**Written problem**
Using the data below, return word for word every line from the one holding "Write the Bokeh code for this chart." down to the one holding "from bokeh.resources import INLINE". Leave pictures out.

**Given records**
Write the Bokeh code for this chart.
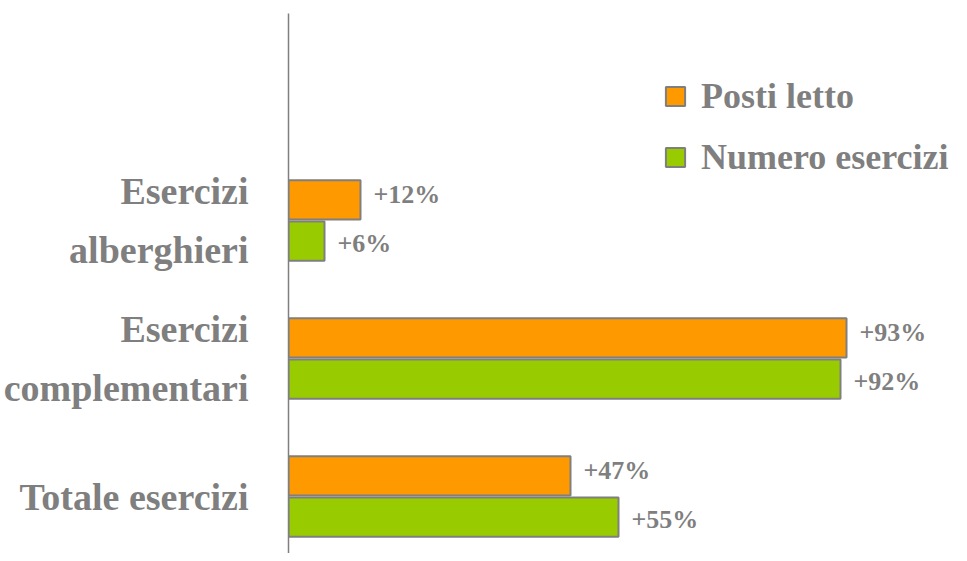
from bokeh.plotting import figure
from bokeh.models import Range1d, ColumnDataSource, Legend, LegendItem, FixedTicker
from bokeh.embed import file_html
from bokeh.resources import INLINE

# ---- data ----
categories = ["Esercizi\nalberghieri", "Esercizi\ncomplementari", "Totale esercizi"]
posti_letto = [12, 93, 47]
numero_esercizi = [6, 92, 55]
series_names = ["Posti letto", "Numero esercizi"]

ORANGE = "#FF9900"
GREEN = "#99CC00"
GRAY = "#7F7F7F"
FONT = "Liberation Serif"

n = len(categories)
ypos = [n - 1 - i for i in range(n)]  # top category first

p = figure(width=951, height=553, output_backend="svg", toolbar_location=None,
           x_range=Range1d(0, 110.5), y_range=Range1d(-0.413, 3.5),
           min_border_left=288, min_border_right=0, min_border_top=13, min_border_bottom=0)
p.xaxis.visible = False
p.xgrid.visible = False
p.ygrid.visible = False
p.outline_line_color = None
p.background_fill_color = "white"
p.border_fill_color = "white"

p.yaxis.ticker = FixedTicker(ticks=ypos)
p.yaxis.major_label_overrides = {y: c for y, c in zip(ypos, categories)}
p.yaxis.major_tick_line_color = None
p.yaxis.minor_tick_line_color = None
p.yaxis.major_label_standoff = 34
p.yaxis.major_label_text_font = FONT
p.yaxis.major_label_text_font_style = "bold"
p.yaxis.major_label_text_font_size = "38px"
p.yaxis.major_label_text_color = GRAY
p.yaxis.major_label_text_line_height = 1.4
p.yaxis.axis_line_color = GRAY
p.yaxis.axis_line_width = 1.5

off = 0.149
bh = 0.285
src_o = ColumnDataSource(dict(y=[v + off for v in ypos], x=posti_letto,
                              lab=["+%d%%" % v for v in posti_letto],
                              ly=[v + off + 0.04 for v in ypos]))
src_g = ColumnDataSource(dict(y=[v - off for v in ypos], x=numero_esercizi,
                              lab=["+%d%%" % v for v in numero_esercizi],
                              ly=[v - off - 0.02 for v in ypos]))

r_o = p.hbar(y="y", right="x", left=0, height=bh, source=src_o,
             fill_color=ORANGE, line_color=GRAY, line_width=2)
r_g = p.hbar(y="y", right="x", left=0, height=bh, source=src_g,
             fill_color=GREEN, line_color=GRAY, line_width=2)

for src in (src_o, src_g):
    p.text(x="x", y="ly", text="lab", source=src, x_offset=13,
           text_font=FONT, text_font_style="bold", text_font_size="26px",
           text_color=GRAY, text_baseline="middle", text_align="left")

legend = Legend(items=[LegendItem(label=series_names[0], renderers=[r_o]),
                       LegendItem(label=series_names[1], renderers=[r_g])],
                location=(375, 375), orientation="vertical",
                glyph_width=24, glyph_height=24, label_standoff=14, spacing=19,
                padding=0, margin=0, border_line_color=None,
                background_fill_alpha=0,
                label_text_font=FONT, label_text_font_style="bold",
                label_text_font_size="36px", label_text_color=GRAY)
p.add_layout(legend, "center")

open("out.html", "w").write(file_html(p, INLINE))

...

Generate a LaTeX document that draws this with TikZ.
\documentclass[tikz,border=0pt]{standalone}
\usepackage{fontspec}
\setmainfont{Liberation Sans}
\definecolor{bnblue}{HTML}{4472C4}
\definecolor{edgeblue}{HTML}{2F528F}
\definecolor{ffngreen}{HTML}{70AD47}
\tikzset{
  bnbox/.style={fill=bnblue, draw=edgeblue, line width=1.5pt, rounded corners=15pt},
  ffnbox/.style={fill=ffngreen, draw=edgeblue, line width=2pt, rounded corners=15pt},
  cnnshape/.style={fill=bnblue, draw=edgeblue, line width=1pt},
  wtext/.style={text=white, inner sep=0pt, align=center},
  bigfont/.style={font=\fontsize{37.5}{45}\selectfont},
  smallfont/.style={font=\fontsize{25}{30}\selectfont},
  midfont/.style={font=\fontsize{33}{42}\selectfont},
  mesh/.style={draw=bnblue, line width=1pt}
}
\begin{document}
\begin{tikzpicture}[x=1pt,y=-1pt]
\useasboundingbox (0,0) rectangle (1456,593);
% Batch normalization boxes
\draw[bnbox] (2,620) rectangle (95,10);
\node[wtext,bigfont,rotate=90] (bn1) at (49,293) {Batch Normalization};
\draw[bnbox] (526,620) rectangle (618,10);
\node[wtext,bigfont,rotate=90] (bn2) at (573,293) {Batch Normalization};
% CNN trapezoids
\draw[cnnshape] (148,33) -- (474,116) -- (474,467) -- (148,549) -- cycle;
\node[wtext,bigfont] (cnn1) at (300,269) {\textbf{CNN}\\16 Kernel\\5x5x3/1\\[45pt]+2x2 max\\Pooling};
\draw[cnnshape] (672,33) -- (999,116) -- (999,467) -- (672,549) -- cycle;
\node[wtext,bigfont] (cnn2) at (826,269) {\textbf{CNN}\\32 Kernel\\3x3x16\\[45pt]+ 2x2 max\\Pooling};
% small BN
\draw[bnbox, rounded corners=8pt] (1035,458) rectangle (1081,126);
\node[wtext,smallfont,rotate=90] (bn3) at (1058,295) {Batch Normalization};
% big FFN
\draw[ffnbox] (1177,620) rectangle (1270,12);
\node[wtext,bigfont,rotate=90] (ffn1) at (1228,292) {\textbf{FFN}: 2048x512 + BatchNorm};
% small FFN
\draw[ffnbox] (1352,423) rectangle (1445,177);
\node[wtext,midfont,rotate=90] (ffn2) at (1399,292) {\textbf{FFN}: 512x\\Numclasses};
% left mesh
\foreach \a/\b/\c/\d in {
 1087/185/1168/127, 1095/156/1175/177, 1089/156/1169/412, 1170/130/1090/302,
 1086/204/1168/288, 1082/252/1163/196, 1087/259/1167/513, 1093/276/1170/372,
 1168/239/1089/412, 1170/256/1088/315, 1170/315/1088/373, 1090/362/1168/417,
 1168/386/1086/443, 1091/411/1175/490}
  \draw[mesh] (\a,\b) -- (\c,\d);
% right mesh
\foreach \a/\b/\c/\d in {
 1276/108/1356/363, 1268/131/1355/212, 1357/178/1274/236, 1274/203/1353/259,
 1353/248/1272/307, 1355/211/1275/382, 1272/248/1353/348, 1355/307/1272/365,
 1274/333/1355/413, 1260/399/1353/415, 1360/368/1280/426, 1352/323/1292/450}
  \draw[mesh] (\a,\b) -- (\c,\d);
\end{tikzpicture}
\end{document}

**Full answer**
Write the Bokeh code for this chart.
from bokeh.plotting import figure
from bokeh.models import Range1d, ColumnDataSource, Legend, LegendItem, FixedTicker
from bokeh.embed import file_html
from bokeh.resources import INLINE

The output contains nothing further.